* [TO DO]: Only the lines from the top of the records below through the line containing "from matplotlib.patches import Rectangle" should be printed, exactly and without pictures.

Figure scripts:
====================

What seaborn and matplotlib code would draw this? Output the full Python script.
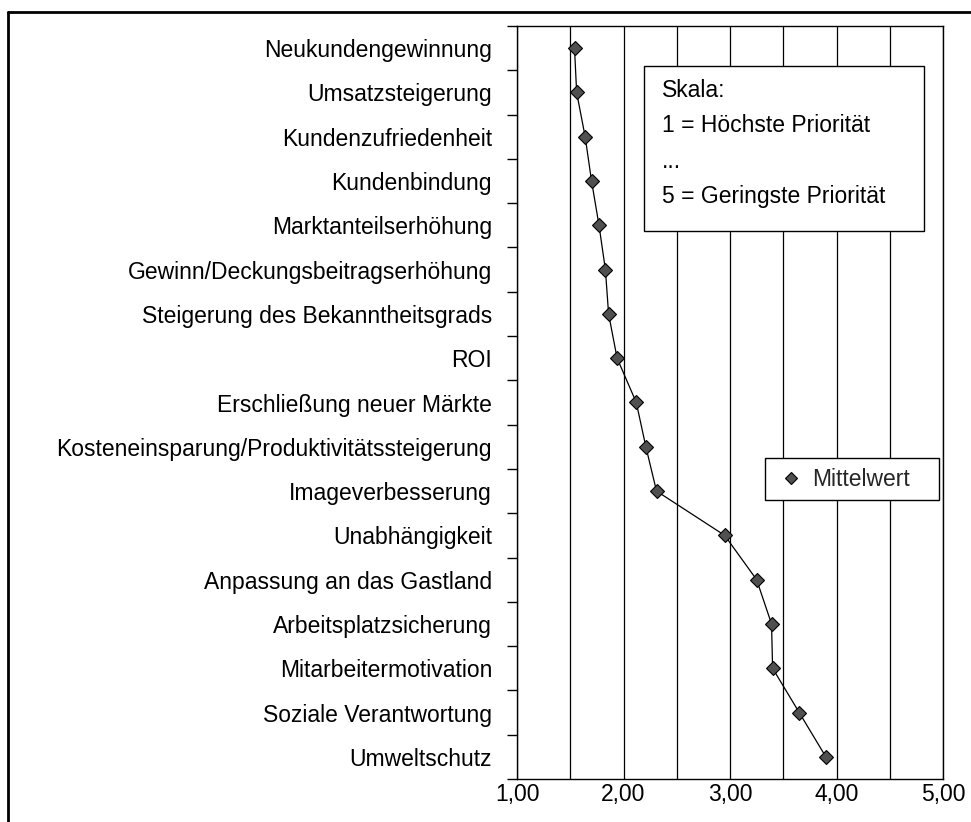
import matplotlib
matplotlib.use("Agg")
import matplotlib.pyplot as plt
import seaborn as sns
import numpy as np
import pandas as pd
from matplotlib.lines import Line2D
from matplotlib.patches import Rectangle

categories = [
    "Neukundengewinnung",
    "Umsatzsteigerung",
    "Kundenzufriedenheit",
    "Kundenbindung",
    "Marktanteilserhöhung",
    "Gewinn/Deckungsbeitragserhöhung",
    "Steigerung des Bekanntheitsgrads",
    "ROI",
    "Erschließung neuer Märkte",
    "Kosteneinsparung/Produktivitätssteigerung",
    "Imageverbesserung",
    "Unabhängigkeit",
    "Anpassung an das Gastland",
    "Arbeitsplatzsicherung",
    "Mitarbeitermotivation",
    "Soziale Verantwortung",
    "Umweltschutz",
]
mittelwert = [1.54, 1.56, 1.64, 1.70, 1.77, 1.83, 1.86, 1.94, 2.12, 2.21,
              2.31, 2.95, 3.25, 3.39, 3.40, 3.65, 3.90]
x_ticks = [1, 2, 3, 4, 5]
x_ticklabels = ["1,00", "2,00", "3,00", "4,00", "5,00"]
scale_lines = ["Skala:", "1 = Höchste Priorität", "...", "5 = Geringste Priorität"]
series_name = "Mittelwert"

sns.set_theme(style="white")
plt.rcParams['font.family'] = ['Liberation Sans', 'DejaVu Sans']

FS = 16.5
W, H = 971, 822
fig = plt.figure(figsize=(W / 100, H / 100), dpi=100)
ax = fig.add_axes([517 / W, 1 - 779 / H, (943 - 517) / W, (779 - 26) / H])

df = pd.DataFrame({"cat": categories, "pos": np.arange(len(categories)), series_name: mittelwert})
sns.lineplot(data=df, x=series_name, y="pos", sort=False, orient="y", ax=ax,
             color="black", linewidth=0.9, marker="D", markersize=7.5,
             markerfacecolor="#505050", markeredgecolor="black", markeredgewidth=0.8,
             legend=False)

n = len(categories)
ax.set_ylim(n - 0.5, -0.5)
ax.set_xlim(1, 5)
ax.set_xlabel("")
ax.set_ylabel("")

ax.set_yticks(np.arange(n))
ax.set_yticklabels(categories, fontsize=FS, color="black")
ax.set_yticks(np.arange(n + 1) - 0.5, minor=True)
ax.tick_params(axis="y", which="major", length=0, pad=18)
ax.tick_params(axis="y", which="minor", length=7, width=1, color="black", left=True, direction="out")

ax.set_xticks(x_ticks)
ax.set_xticklabels(x_ticklabels, fontsize=FS, color="black")
ax.set_xticks(np.arange(1.5, 5, 1.0), minor=True)
ax.tick_params(axis="x", which="both", length=0, pad=3)
ax.grid(True, axis="x", which="both", color="black", linewidth=0.9)
ax.grid(False, axis="y")
ax.set_axisbelow(True)
for s in ax.spines.values():
    s.set_color("black")
    s.set_linewidth(1.0)

# legend box + legend
fig.add_artist(Rectangle((765 / W, 1 - 500 / H), (939 - 765) / W, (500 - 458) / H,
                         transform=fig.transFigure, facecolor="white", edgecolor="black",
                         linewidth=1.0, zorder=5))
handle = Line2D([], [], linestyle="none", marker="D", markersize=6.5,
                markerfacecolor="#505050", markeredgecolor="black", markeredgewidth=0.8)
leg = fig.legend([handle], [series_name], loc="center left",
                 bbox_to_anchor=(780 / W, 1 - 480 / H),
                 fontsize=FS, frameon=False,
                 handlelength=1.0, handletextpad=0.42, borderpad=0, borderaxespad=0)
leg.set_zorder(6)

# scale text box
fig.add_artist(Rectangle((644 / W, 1 - 231 / H), (924 - 644) / W, (231 - 66) / H,
                         transform=fig.transFigure, facecolor="white", edgecolor="black",
                         linewidth=1.0, zorder=5))
for i, line in enumerate(scale_lines):
    fig.text(662 / W, 1 - (97 + i * 35.3) / H, line, fontsize=FS, va="baseline", ha="left",
             zorder=6, color="black")

# outer frame (left and top edges visible)
fig.add_artist(Line2D([8 / W, 8 / W], [0, 1 - 12 / H], transform=fig.transFigure,
                      color="black", linewidth=2))
fig.add_artist(Line2D([8 / W, 1], [1 - 12 / H, 1 - 12 / H], transform=fig.transFigure,
                      color="black", linewidth=2))

fig.savefig("out.png", dpi=100)
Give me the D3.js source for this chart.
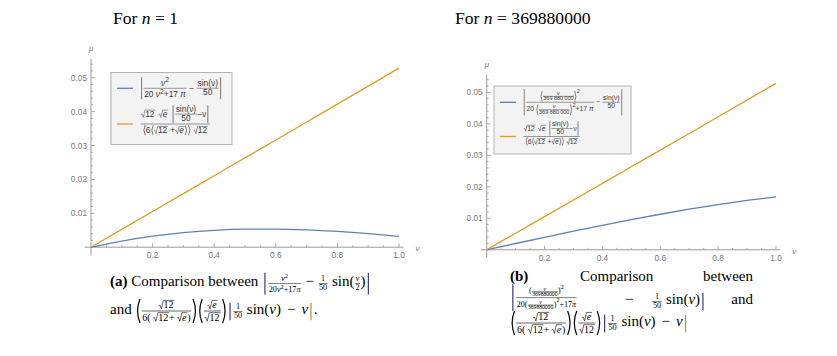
<!DOCTYPE html>
<html>
<head>
<meta charset="utf-8">
<script src="https://cdn.jsdelivr.net/npm/d3@7"></script>
<style>
body { margin: 0; background: #fff; }
svg { display: block; }
svg text { white-space: pre; }
</style>
</head>
<body>
<div id="chart"></div>
<script>
/* ------------------------- Data ------------------------- */
var nu = [0, 0.1, 0.2, 0.3, 0.4, 0.5, 0.6, 0.7, 0.8, 0.9, 1.0];
/* panel (a), n = 1 */
var blueA   = [0, 0.00181, 0.00324, 0.00428, 0.00496, 0.00531, 0.00535, 0.00513, 0.00468, 0.00403, 0.00321];
var orangeA = [0, 0.00527, 0.01053, 0.01580, 0.02108, 0.02636, 0.03164, 0.03693, 0.04222, 0.04752, 0.05284];
/* panel (b), n = 369880000 */
var blueB   = [0, 0.00200, 0.00397, 0.00591, 0.00779, 0.00959, 0.01129, 0.01288, 0.01435, 0.01567, 0.01683];
var orangeB = [0, 0.00527, 0.01053, 0.01580, 0.02108, 0.02636, 0.03164, 0.03693, 0.04222, 0.04752, 0.05284];

var xTicks = [0.2, 0.4, 0.6, 0.8, 1.0];
var yTicks = [0.01, 0.02, 0.03, 0.04, 0.05];
var titles = ["1", "369880000"];

var blue = "#5e81b5", orange = "#e19c24";
var sans = "'Liberation Sans', Arial, sans-serif",
    serif = "'Liberation Serif', 'Times New Roman', serif";

var svg = d3.select("#chart").append("svg")
    .attr("width", 837)
    .attr("height", 356);

/* ------------------------- Tiny math layout ------------------------- */
var meas = svg.append("text").attr("visibility", "hidden");

function T(s, f) {
    meas.attr("font-size", f.size).attr("font-family", f.family)
        .attr("font-style", f.it ? "italic" : "normal")
        .attr("font-weight", f.bold ? "bold" : "normal").text(s);
    var w = meas.node().getComputedTextLength();
    return {w: w, a: f.size * 0.68, d: f.size * 0.16, draw: function(g, x, y) {
        g.append("text").attr("x", x).attr("y", y)
            .attr("font-size", f.size).attr("font-family", f.family)
            .attr("font-style", f.it ? "italic" : null)
            .attr("font-weight", f.bold ? "bold" : null)
            .attr("fill", f.fill || "#000")
            .text(s);
    }};
}
function Row(items) {
    var w = 0, a = 0, d = 0;
    items.forEach(function(b) { w += b.w; a = Math.max(a, b.a); d = Math.max(d, b.d); });
    return {w: w, a: a, d: d, draw: function(g, x, y) {
        var cx = x;
        items.forEach(function(b) { b.draw(g, cx, y); cx += b.w; });
    }};
}
function Sp(w) { return {w: w, a: 0, d: 0, draw: function() {}}; }
function Frac(n, dn, f, gap) {
    var ax = f.size * 0.3, gp = gap != null ? gap : f.size * 0.12, p = f.size * 0.12;
    var w = Math.max(n.w, dn.w) + 2 * p;
    return {w: w, a: ax + gp + n.d + n.a, d: -ax + gp + dn.a + dn.d, draw: function(g, x, y) {
        g.append("line").attr("x1", x + p * 0.5).attr("x2", x + w - p * 0.5)
            .attr("y1", y - ax).attr("y2", y - ax)
            .attr("stroke", f.fill || "#000").attr("stroke-width", Math.max(0.5, f.size * 0.06));
        n.draw(g, x + (w - n.w) / 2, y - ax - gp - n.d);
        dn.draw(g, x + (w - dn.w) / 2, y - ax + gp + dn.a);
    }};
}
function Sup(b, s, f) {
    var r = Math.max(f.size * 0.42, b.a - s.a * 0.6);
    return {w: b.w + s.w, a: Math.max(b.a, r + s.a), d: b.d, draw: function(g, x, y) {
        b.draw(g, x, y); s.draw(g, x + b.w, y - r);
    }};
}
function Sqrt(b, f) {
    var sw = f.size * 0.5, top = b.a + f.size * 0.1;
    return {w: b.w + sw + f.size * 0.08, a: top + f.size * 0.05, d: b.d, draw: function(g, x, y) {
        g.append("path")
            .attr("d", "M" + x + "," + (y - f.size * 0.25) +
                "L" + (x + sw * 0.25) + "," + (y - f.size * 0.32) +
                "L" + (x + sw * 0.55) + "," + (y + b.d * 0.5) +
                "L" + (x + sw * 0.95) + "," + (y - top) +
                "L" + (x + sw + b.w + f.size * 0.08) + "," + (y - top))
            .attr("fill", "none").attr("stroke", f.fill || "#000")
            .attr("stroke-width", Math.max(0.5, f.size * 0.06));
        b.draw(g, x + sw, y);
    }};
}
function Delim(b, l, r, f, lc, rc) {
    var dw = f.size * 0.38, a = b.a + f.size * 0.06, d = b.d + f.size * 0.06;
    var wl = l ? dw : 0, wr = r ? dw : 0;
    function one(g, type, x, y, col) {
        var sw = Math.max(0.6, f.size * 0.08);
        if (type === "|") {
            g.append("line").attr("x1", x + dw / 2).attr("x2", x + dw / 2)
                .attr("y1", y - a).attr("y2", y + d)
                .attr("stroke", col).attr("stroke-width", sw);
        } else {
            var s = type === "(" ? 1 : -1, x0 = type === "(" ? x + dw * 0.8 : x + dw * 0.2;
            g.append("path")
                .attr("d", "M" + x0 + "," + (y - a) + "Q" + (x0 - s * dw * 0.85) + "," + (y + (d - a) / 2) +
                    " " + x0 + "," + (y + d))
                .attr("fill", "none").attr("stroke", col).attr("stroke-width", sw);
        }
    }
    return {w: b.w + wl + wr, a: a, d: d, draw: function(g, x, y) {
        if (l) one(g, l, x, y, lc || f.fill || "#000");
        b.draw(g, x + wl, y);
        if (r) one(g, r, x + wl + b.w, y, rc || f.fill || "#000");
    }};
}
function fnt(size, family, fill, it, bold) {
    return {size: size, family: family, fill: fill, it: it, bold: bold};
}

/* ------------------------- Plots ------------------------- */
var panels = [
    {x0: 91, x1: 399, y0: 247.2, y5: 77.7, blue: blueA, orange: orangeA, title: titles[0], tx: 113},
    {x0: 486.7, x1: 776, y0: 249.8, y5: 92.3, blue: blueB, orange: orangeB, title: titles[1], tx: 455}
];

panels.forEach(function(p, k) {
    var x = d3.scaleLinear().domain([0, 1]).range([p.x0, p.x1]);
    var y = d3.scaleLinear().domain([0, 0.05]).range([p.y0, p.y5]);
    var g = svg.append("g");

    /* title */
    var t = g.append("text").attr("x", p.tx).attr("y", 24)
        .attr("font-family", serif).attr("font-size", 17.6).attr("fill", "#000");
    t.append("tspan").text("For ");
    t.append("tspan").attr("font-style", "italic").text("n");
    t.append("tspan").text(" = " + p.title);

    /* axes */
    var ax = "#9a9a9a";
    g.append("line").attr("x1", x(-0.02)).attr("x2", x(1.015)).attr("y1", y(0)).attr("y2", y(0))
        .attr("stroke", ax).attr("stroke-width", 1);
    g.append("line").attr("x1", x(0)).attr("x2", x(0)).attr("y1", y(-0.0025)).attr("y2", y(0.0555))
        .attr("stroke", ax).attr("stroke-width", 1);

    d3.range(0.05, 1.001, 0.05).forEach(function(v) {
        var major = Math.abs(v * 5 - Math.round(v * 5)) < 1e-6;
        g.append("line").attr("x1", x(v)).attr("x2", x(v))
            .attr("y1", y(0)).attr("y2", y(0) - (major ? 4 : 2))
            .attr("stroke", ax).attr("stroke-width", 0.8);
    });
    d3.range(0.002, 0.0551, 0.002).forEach(function(v) {
        var major = Math.abs(v * 100 - Math.round(v * 100)) < 1e-6;
        g.append("line").attr("x1", x(0)).attr("x2", x(0) + (major ? 4 : 2))
            .attr("y1", y(v)).attr("y2", y(v))
            .attr("stroke", ax).attr("stroke-width", 0.8);
    });

    g.selectAll(".xl").data(xTicks).enter().append("text")
        .attr("x", function(d) { return x(d); }).attr("y", y(0) + 11)
        .attr("text-anchor", "middle").attr("font-family", sans).attr("font-size", 8.3)
        .attr("fill", "#777").text(d3.format(".1f"));
    g.selectAll(".yl").data(yTicks).enter().append("text")
        .attr("x", x(0) - 4).attr("y", function(d) { return y(d) + 3; })
        .attr("text-anchor", "end").attr("font-family", sans).attr("font-size", 8.3)
        .attr("fill", "#777").text(d3.format(".2f"));

    g.append("text").attr("x", x(0) - 2).attr("y", y(0.0555) - 8)
        .attr("font-family", sans).attr("font-size", 8).attr("font-style", "italic")
        .attr("fill", "#777").text("μ");
    g.append("text").attr("x", x(1.015) + 12).attr("y", y(0) + 4)
        .attr("font-family", sans).attr("font-size", 8).attr("font-style", "italic")
        .attr("fill", "#777").text("ν");

    /* curves */
    var line = function(vals) {
        return d3.line().curve(d3.curveMonotoneX)
            .x(function(d, i) { return x(nu[i]); })
            .y(function(d) { return y(d); })(vals);
    };
    g.append("path").attr("d", line(p.blue)).attr("fill", "none")
        .attr("stroke", blue).attr("stroke-width", 1.3);
    g.append("path").attr("d", line(p.orange)).attr("fill", "none")
        .attr("stroke", orange).attr("stroke-width", 1.3);
});

/* ------------------------- Legends ------------------------- */
var lgFill = "#3a3a3a";

function orangeEntry(sz) {
    var f = fnt(sz, sans, lgFill), fi = fnt(sz, sans, lgFill, true);
    var inner = Delim(Row([Frac(T("sin(ν)", f), T("50", f), f, sz * 0.15), T("−ν", f)]), "|", "|", f);
    var num = Row([Sqrt(T("12", f), f), Sp(sz * 0.4), Sqrt(T("e", fi), f), Sp(sz * 0.4), inner]);
    var den = Row([Delim(Row([T("6", f), Delim(Row([Sqrt(T("12", f), f), T(" +", f), Sqrt(T("e", fi), f)]), "(", ")", f)]), "(", ")", f),
        Sp(sz * 0.3), Sqrt(T("12", f), f)]);
    return Frac(num, den, f);
}

function legend(bx, by, bw, bh, sz, e1, ly1, ly2) {
    var g = svg.append("g");
    g.append("rect").attr("x", bx).attr("y", by).attr("width", bw).attr("height", bh)
        .attr("fill", "#f3f3f3").attr("stroke", "#b4b4b4").attr("stroke-width", 1);
    g.append("line").attr("x1", bx + 6).attr("x2", bx + 22).attr("y1", ly1).attr("y2", ly1)
        .attr("stroke", blue).attr("stroke-width", 1.3);
    g.append("line").attr("x1", bx + 6).attr("x2", bx + 22).attr("y1", ly2).attr("y2", ly2)
        .attr("stroke", orange).attr("stroke-width", 1.3);
    e1.draw(g, bx + 29, ly1 + sz * 0.3);
    orangeEntry(sz).draw(g, bx + 29, ly2 + sz * 0.3);
}

/* legend (a) */
(function() {
    var sz = 8.4, f = fnt(sz, sans, lgFill), fi = fnt(sz, sans, lgFill, true), fs = fnt(sz * 0.8, sans, lgFill);
    var num = Sup(T("ν", fi), T("2", fs), f);
    var den = Row([T("20 ", f), Sup(T("ν", fi), T("2", fs), f), T("+17 ", f), T("π", fi)]);
    var e1 = Delim(Row([Frac(num, den, f), T(" − ", f), Frac(T("sin(ν)", f), T("50", f), f)]), "|", "|", f);
    legend(111, 72.5, 121, 72, sz, e1, 88.3, 124);
})();

/* legend (b) */
(function() {
    var sz = 6.8, f = fnt(sz, sans, lgFill), fi = fnt(sz, sans, lgFill, true), fs = fnt(sz * 0.8, sans, lgFill);
    var small = fnt(sz * 0.8, sans, lgFill), smi = fnt(sz * 0.8, sans, lgFill, true);
    var q = function() { return Frac(T("ν", smi), T("369 880 000", small), small, 0.4); };
    var num = Sup(Delim(q(), "(", ")", f), T("2", fs), f);
    var den = Row([T("20 ", f), Sup(Delim(q(), "(", ")", f), T("2", fs), f), T("+17 ", f), T("π", fi)]);
    var e1 = Delim(Row([Frac(num, den, f, 0.6), T(" − ", f), Frac(T("sin(ν)", f), T("50", f), f)]), "|", "|", f);
    legend(494, 86, 137, 68, sz, e1, 102.3, 136.5);
})();

/* ------------------------- Captions ------------------------- */
var CS = 15;
var c14 = fnt(CS, serif, "#000"), c14b = fnt(CS, serif, "#000", false, true), c14i = fnt(CS, serif, "#000", true);
var m = fnt(10, serif, "#000"), mi = fnt(10, serif, "#000", true);
var m8 = fnt(8.2, serif, "#000"), m8i = fnt(8.2, serif, "#000", true), ms = fnt(6.2, serif, "#000");
var barCol = "#3b3490", barCol2 = "#c98a2e";

function nu2(f, fi, fs) { return Sup(T("ν", fi), T("2", fs), f); }
function minus(f, gap) { return Row([Sp(gap), T("−", f), Sp(gap)]); }
function coefPart() {
    /* (√12 / 6(√12+√e)) (√e / √12) */
    var a = Delim(Frac(Sqrt(T("12", m), m), Row([T("6( ", m), Sqrt(T("12", m), m), T("+ ", m), Sqrt(T("e", mi), m), T(")", m)]), m), "(", ")", c14);
    var b = Delim(Frac(Sqrt(T("e", mi), m), Sqrt(T("12", m), m), m), "(", ")", c14);
    return Row([a, b]);
}
function tailPart() {
    return Delim(Row([Frac(T("1", m8), T("50", m8), m8), T(" sin(", c14), T("ν", c14i), T(")", c14), minus(c14, 6), T("ν", c14i)]),
        "|", "|", c14, barCol, barCol2);
}

/* caption (a) */
(function() {
    var g = svg.append("g");
    var fr = Frac(nu2(m8, m8i, ms), Row([T("20", m8), nu2(m8, m8i, ms), T("+17", m8), T("π", m8i)]), m8);
    var abs1 = Delim(Row([fr, minus(c14, 4), Frac(T("1", m8), T("50", m8), m8), T(" sin(", c14),
        Frac(T("ν", m8i), T("2", m8), m8), T(")", c14)]), "|", "|", c14, barCol, barCol);
    Row([T("(a)", c14b), T(" Comparison between ", c14), abs1]).draw(g, 110, 286);
    Row([T("and ", c14), coefPart(), tailPart(), T(".", c14)]).draw(g, 110, 314);
})();

/* caption (b) */
(function() {
    var g = svg.append("g");
    T("(b)", c14b).draw(g, 510, 281);
    T("Comparison", c14).draw(g, 580, 281);
    var bw = T("between", c14);
    bw.draw(g, 753 - bw.w, 281);

    var mb = fnt(8, serif, "#000"), mbi = fnt(8, serif, "#000", true), mbs = fnt(6, serif, "#000");
    var tiny = fnt(5.6, serif, "#000"), tinyi = fnt(5.6, serif, "#000", true);
    var q = function() { return Row([T("(", mb), Frac(T("ν", tinyi), T("369880000", tiny), tiny, 0.3), T(")", mb)]); };
    var fr = Frac(Sup(q(), T("2", mbs), mb), Row([T("20", mb), Sup(q(), T("2", mbs), mb), T("+17", mb), T("π", mbi)]), mb, 0.8);
    Delim(fr, "|", null, c14, barCol).draw(g, 510, 300);
    T("−", c14).draw(g, 625, 304);
    Delim(Row([Frac(T("1", m8), T("50", m8), m8), T(" sin(", c14), T("ν", c14i), T(")", c14)]), null, "|", c14, barCol, barCol)
        .draw(g, 652, 304);
    var an = T("and", c14);
    an.draw(g, 753 - an.w, 304);

    Row([coefPart(), tailPart()]).draw(g, 510, 326);
})();
</script>
</body>
</html>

====================

* [SOLUTION FOR THIS EXERCISE]:
What seaborn and matplotlib code would draw this? Output the full Python script.
import matplotlib
matplotlib.use("Agg")
import matplotlib.pyplot as plt
import seaborn as sns
import numpy as np
import pandas as pd
from matplotlib.lines import Line2D
from matplotlib.patches import Rectangle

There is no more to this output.